• Aim: Output the data word for word, dropping every image.

• Data extract:
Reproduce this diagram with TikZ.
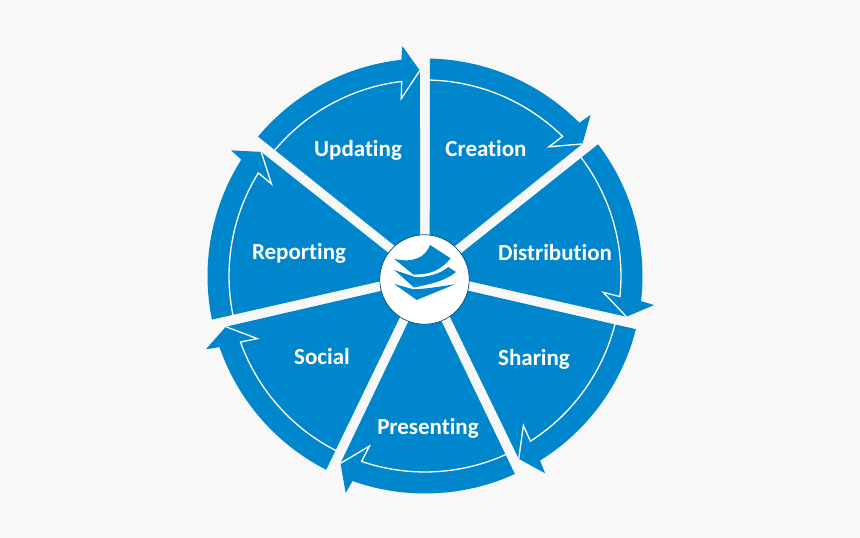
\documentclass[tikz,border=0pt]{standalone}
\usepackage{fontspec}
\setmainfont{Carlito}[Ligatures=NoCommon]
\definecolor{wheelblue}{HTML}{0086CC}
\definecolor{pagegray}{HTML}{F8F8F8}
\tikzset{
    wheel/.style={fill=wheelblue},
    rim/.style={draw=white, line width=1.3pt, line join=miter},
    label/.style={text=white, font=\fontsize{23}{26}\selectfont\bfseries, inner sep=0pt},
    hub/.style={circle, draw=wheelblue!60!black, line width=0.7pt, fill=white, minimum size=89.5pt, inner sep=0pt}
}
\begin{document}
\begin{tikzpicture}[x=1pt, y=1pt]
            \fill[pagegray] (-425, -262) rectangle (435, 276);
            \useasboundingbox (-425, -262) rectangle (435, 276);

            \foreach \k in {0, ..., 6} {
                \begin{scope}[rotate=-360/7*\k]
                    \fill[wheel] (88.7:217.5) arc[start angle=88.7, end angle=44.8, radius=217.5]
                        -- (44.2:231) -- (40:205.5) -- (64.285:10.8) -- cycle;
                    \draw[rim] (88.7:196) arc[start angle=88.7, end angle=45.4, radius=196]
                        -- (46.2:179) -- (40:205.5);
                \end{scope}
            }

            \node[hub] (center) at (-0.5, -3.5) {};

            \node[label] (creation) at (61, 127.5) {Creation};
            \node[label] (distribution) at (130, 23) {Distribution};
            \node[label] (sharing) at (109, -83) {Sharing};
            \node[label] (presenting) at (3, -152) {Presenting};
            \node[label] (social) at (-103, -81) {Social};
            \node[label] (reporting) at (-126, 23) {Reporting};
            \node[label] (updating) at (-67, 126) {Updating};

            % paper stack
            \fill[wheelblue] (-30.7, -8) -- (-11.7, -13.3) .. controls (0, -13) and (12, -11) .. (30, -8.3) -- (-8.3, -24) -- cycle;
            \fill[wheelblue] (-30.7, 6) -- (-10, -1) .. controls (2, -1.5) and (15, 2) .. (23.3, 9) -- (31, 4)
                .. controls (20, -5) and (6, -8) .. (-11, -11.5) -- cycle;
            \fill[wheelblue] (-30.7, 17) .. controls (-12, 13) and (0, 18) .. (5, 31) -- (25.7, 17.7)
                .. controls (16, 6) and (5, 1) .. (-11.7, 1.5) -- cycle;
        \end{tikzpicture}
\end{document}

• Result of this exercise:
Reproduce this diagram with TikZ.
\documentclass[tikz,border=0pt]{standalone}
\usepackage{fontspec}
\setmainfont{Carlito}[Ligatures=NoCommon]
\definecolor{wheelblue}{HTML}{0086CC}
\definecolor{pagegray}{HTML}{F8F8F8}
\tikzset{
    wheel/.style={fill=wheelblue},
    rim/.style={draw=white, line width=1.3pt, line join=miter},
    label/.style={text=white, font=\fontsize{23}{26}\selectfont\bfseries, inner sep=0pt},
    hub/.style={circle, draw=wheelblue!60!black, line width=0.7pt, fill=white, minimum size=89.5pt, inner sep=0pt}
}
\begin{document}
\begin{tikzpicture}[x=1pt, y=1pt]
            \fill[pagegray] (-425, -262) rectangle (435, 276);
            \useasboundingbox (-425, -262) rectangle (435, 276);

            \foreach \k in {0, ..., 6} {
                \begin{scope}[rotate=-360/7*\k]
                    \fill[wheel] (88.7:217.5) arc[start angle=88.7, end angle=44.8, radius=217.5]
                        -- (44.2:231) -- (40:205.5) -- (64.285:10.8) -- cycle;
                    \draw[rim] (88.7:196) arc[start angle=88.7, end angle=45.4, radius=196]
                        -- (46.2:179) -- (40:205.5);
                \end{scope}
            }

            \node[hub] (center) at (-0.5, -3.5) {};

            \node[label] (creation) at (61, 127.5) {Creation};
            \node[label] (distribution) at (130, 23) {Distribution};
            \node[label] (sharing) at (109, -83) {Sharing};
            \node[label] (presenting) at (3, -152) {Presenting};
            \node[label] (social) at (-103, -81) {Social};
            \node[label] (reporting) at (-126, 23) {Reporting};
            \node[label] (updating) at (-67, 126) {Updating};

            % paper stack
            \fill[wheelblue] (-30.7, -8) -- (-11.7, -13.3) .. controls (0, -13) and (12, -11) .. (30, -8.3) -- (-8.3, -24) -- cycle;
            \fill[wheelblue] (-30.7, 6) -- (-10, -1) .. controls (2, -1.5) and (15, 2) .. (23.3, 9) -- (31, 4)
                .. controls (20, -5) and (6, -8) .. (-11, -11.5) -- cycle;
            \fill[wheelblue] (-30.7, 17) .. controls (-12, 13) and (0, 18) .. (5, 31) -- (25.7, 17.7)
                .. controls (16, 6) and (5, 1) .. (-11.7, 1.5) -- cycle;
        \end{tikzpicture}
\end{document}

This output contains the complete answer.